# Stated exercise
Take the lines from the top down to and including the one with "0.39, 0.39, 0.39];" and repeat them exactly. Omit images.

BEGIN

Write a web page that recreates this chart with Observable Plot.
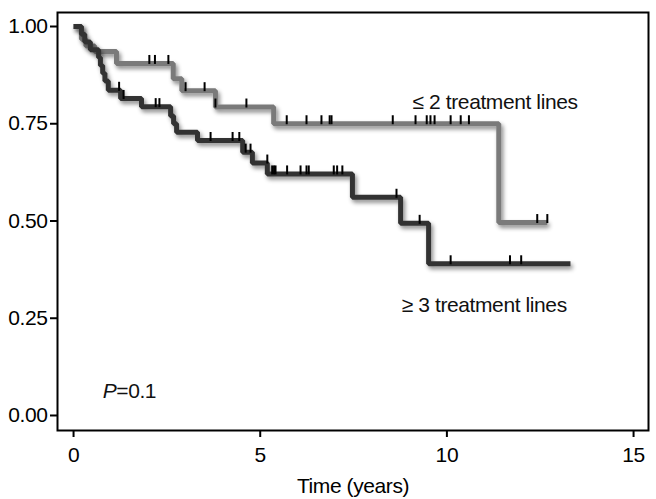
<!DOCTYPE html>
<html><head><meta charset="utf-8">
<script src="https://cdn.jsdelivr.net/npm/d3@7"></script>
<script src="https://cdn.jsdelivr.net/npm/@observablehq/plot@0.6"></script>
<style>
html,body{margin:0;padding:0;background:#fff;}
#chart svg{display:block;}
#chart svg text{letter-spacing:-0.4px;}
</style></head><body><div id="chart"></div>
<script>
// ≤ 2 treatment lines (light curve)
const lowTimes = [0, 0.21, 0.33, 0.57, 1.15, 2.67, 2.9, 3.8, 5.36, 11.39, 12.69];
const lowSurv  = [1, 0.967, 0.95, 0.936, 0.905, 0.866, 0.835, 0.793, 0.75, 0.496, 0.496];
const lowCensT = [2.03, 2.18, 2.54, 3.0, 3.51, 3.8, 4.63, 5.71, 6.24, 6.64, 6.86, 6.91, 8.55, 9.16, 9.46, 9.56, 9.67, 10.1, 10.37, 10.59, 12.42, 12.69];
const lowCensS = [0.905, 0.905, 0.905, 0.835, 0.835, 0.793, 0.793, 0.75, 0.75, 0.75, 0.75, 0.75, 0.75, 0.75, 0.75, 0.75, 0.75, 0.75, 0.75, 0.75, 0.496, 0.496];

// ≥ 3 treatment lines (dark curve)
const highTimes = [0, 0.21, 0.3, 0.45, 0.67, 0.72, 0.78, 0.84, 0.93, 1.26, 1.82, 2.6, 2.68, 2.76, 3.32, 4.53, 4.79, 5.19, 7.47, 8.76, 9.51, 13.31];
const highSurv  = [1, 0.98, 0.96, 0.94, 0.92, 0.90, 0.88, 0.86, 0.836, 0.815, 0.794, 0.77, 0.75, 0.728, 0.707, 0.677, 0.649, 0.621, 0.561, 0.494, 0.39, 0.39];
const highCensT = [1.22, 1.34, 2.2, 2.3, 3.67, 4.26, 4.44, 4.61, 4.74, 5.19, 5.32, 5.37, 5.41, 5.72, 6.08, 6.24, 6.3, 6.97, 7.06, 7.2, 8.65, 9.27, 10.1, 11.69, 11.99];
const highCensS = [0.836, 0.815, 0.794, 0.794, 0.707, 0.707, 0.707, 0.677, 0.677, 0.649, 0.621, 0.621, 0.621, 0.621, 0.621, 0.621, 0.621, 0.621, 0.621, 0.621, 0.561, 0.494, 0.39, 0.39, 0.39];

const xTicks = [0, 5, 10, 15];
const yTicks = [0, 0.25, 0.5, 0.75, 1];
const labelTexts = ["\u2264 2 treatment lines", "\u2265 3 treatment lines", "P=0.1"];
const labelT = [9.08, 8.79, 0.78];
const labelS = [0.805, 0.283, 0.062];

const low = lowTimes.map((t, i) => ({t, s: lowSurv[i]}));
const high = highTimes.map((t, i) => ({t, s: highSurv[i]}));
const lowC = lowCensT.map((t, i) => ({t, s: lowCensS[i]}));
const highC = highCensT.map((t, i) => ({t, s: highCensS[i]}));
const labels = labelTexts.map((text, i) => ({text, t: labelT[i], s: labelS[i]}));

const font = "'Liberation Sans', Arial, sans-serif";

const chart = Plot.plot({
  width: 656,
  height: 499,
  marginLeft: 57,
  marginRight: 8,
  marginTop: 12,
  marginBottom: 69,
  style: {fontFamily: font, fontSize: "21px", color: "#000", background: "#fff"},
  x: {domain: [-0.43, 15.4]},
  y: {domain: [-0.0386, 1.036]},
  marks: [
    Plot.axisX({ticks: xTicks, tickSize: 7, tickPadding: 10, strokeWidth: 2, label: "Time (years)", labelAnchor: "center", labelArrow: "none", labelOffset: 62}),
    Plot.axisY({ticks: yTicks, tickSize: 7, tickPadding: 3, strokeWidth: 2, tickFormat: d3.format(".2f"), label: null}),
    Plot.line(low, {x: "t", y: "s", curve: "step-after", stroke: "#7a7a7a", strokeWidth: 5, strokeLinejoin: "miter", strokeLinecap: "butt", ariaDescription: "km-curve"}),
    Plot.line(high, {x: "t", y: "s", curve: "step-after", stroke: "#333333", strokeWidth: 5, strokeLinejoin: "miter", strokeLinecap: "butt", ariaDescription: "km-curve"}),
    Plot.ruleX(lowC, {x: "t", y1: "s", y2: "s", insetTop: -8, insetBottom: -1, stroke: "#000", strokeWidth: 2}),
    Plot.ruleX(highC, {x: "t", y1: "s", y2: "s", insetTop: -8, insetBottom: -1, stroke: "#000", strokeWidth: 2}),
    Plot.text(labels, {x: "t", y: "s", text: "text", textAnchor: "start", lineAnchor: "middle", fill: "#111", fontSize: 21, ariaDescription: "annot"}),
    Plot.frame({stroke: "#000", strokeWidth: 2})
  ]
});

// drop shadow for the survival curves
const ns = "http://www.w3.org/2000/svg";
const defs = document.createElementNS(ns, "defs");
defs.innerHTML = '<filter id="kmShadow" x="-10%" y="-10%" width="130%" height="140%"><feDropShadow dx="2" dy="3" stdDeviation="2" flood-color="#000" flood-opacity="0.45"/></filter>';
chart.insertBefore(defs, chart.firstChild);
chart.querySelectorAll('g[aria-description="km-curve"]').forEach(g => g.setAttribute("filter", "url(#kmShadow)"));
// italic P
chart.querySelectorAll('g[aria-description="annot"] text').forEach(t => {
  if (t.textContent === "P=0.1") t.innerHTML = '<tspan font-style="italic">P</tspan>=0.1';
});
document.getElementById("chart").appendChild(chart);
</script>
</body></html>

END

# Result of this task
Write a web page that recreates this chart with Observable Plot.
<!DOCTYPE html>
<html><head><meta charset="utf-8">
<script src="https://cdn.jsdelivr.net/npm/d3@7"></script>
<script src="https://cdn.jsdelivr.net/npm/@observablehq/plot@0.6"></script>
<style>
html,body{margin:0;padding:0;background:#fff;}
#chart svg{display:block;}
#chart svg text{letter-spacing:-0.4px;}
</style></head><body><div id="chart"></div>
<script>
// ≤ 2 treatment lines (light curve)
const lowTimes = [0, 0.21, 0.33, 0.57, 1.15, 2.67, 2.9, 3.8, 5.36, 11.39, 12.69];
const lowSurv  = [1, 0.967, 0.95, 0.936, 0.905, 0.866, 0.835, 0.793, 0.75, 0.496, 0.496];
const lowCensT = [2.03, 2.18, 2.54, 3.0, 3.51, 3.8, 4.63, 5.71, 6.24, 6.64, 6.86, 6.91, 8.55, 9.16, 9.46, 9.56, 9.67, 10.1, 10.37, 10.59, 12.42, 12.69];
const lowCensS = [0.905, 0.905, 0.905, 0.835, 0.835, 0.793, 0.793, 0.75, 0.75, 0.75, 0.75, 0.75, 0.75, 0.75, 0.75, 0.75, 0.75, 0.75, 0.75, 0.75, 0.496, 0.496];

// ≥ 3 treatment lines (dark curve)
const highTimes = [0, 0.21, 0.3, 0.45, 0.67, 0.72, 0.78, 0.84, 0.93, 1.26, 1.82, 2.6, 2.68, 2.76, 3.32, 4.53, 4.79, 5.19, 7.47, 8.76, 9.51, 13.31];
const highSurv  = [1, 0.98, 0.96, 0.94, 0.92, 0.90, 0.88, 0.86, 0.836, 0.815, 0.794, 0.77, 0.75, 0.728, 0.707, 0.677, 0.649, 0.621, 0.561, 0.494, 0.39, 0.39];
const highCensT = [1.22, 1.34, 2.2, 2.3, 3.67, 4.26, 4.44, 4.61, 4.74, 5.19, 5.32, 5.37, 5.41, 5.72, 6.08, 6.24, 6.3, 6.97, 7.06, 7.2, 8.65, 9.27, 10.1, 11.69, 11.99];
const highCensS = [0.836, 0.815, 0.794, 0.794, 0.707, 0.707, 0.707, 0.677, 0.677, 0.649, 0.621, 0.621, 0.621, 0.621, 0.621, 0.621, 0.621, 0.621, 0.621, 0.621, 0.561, 0.494, 0.39, 0.39, 0.39];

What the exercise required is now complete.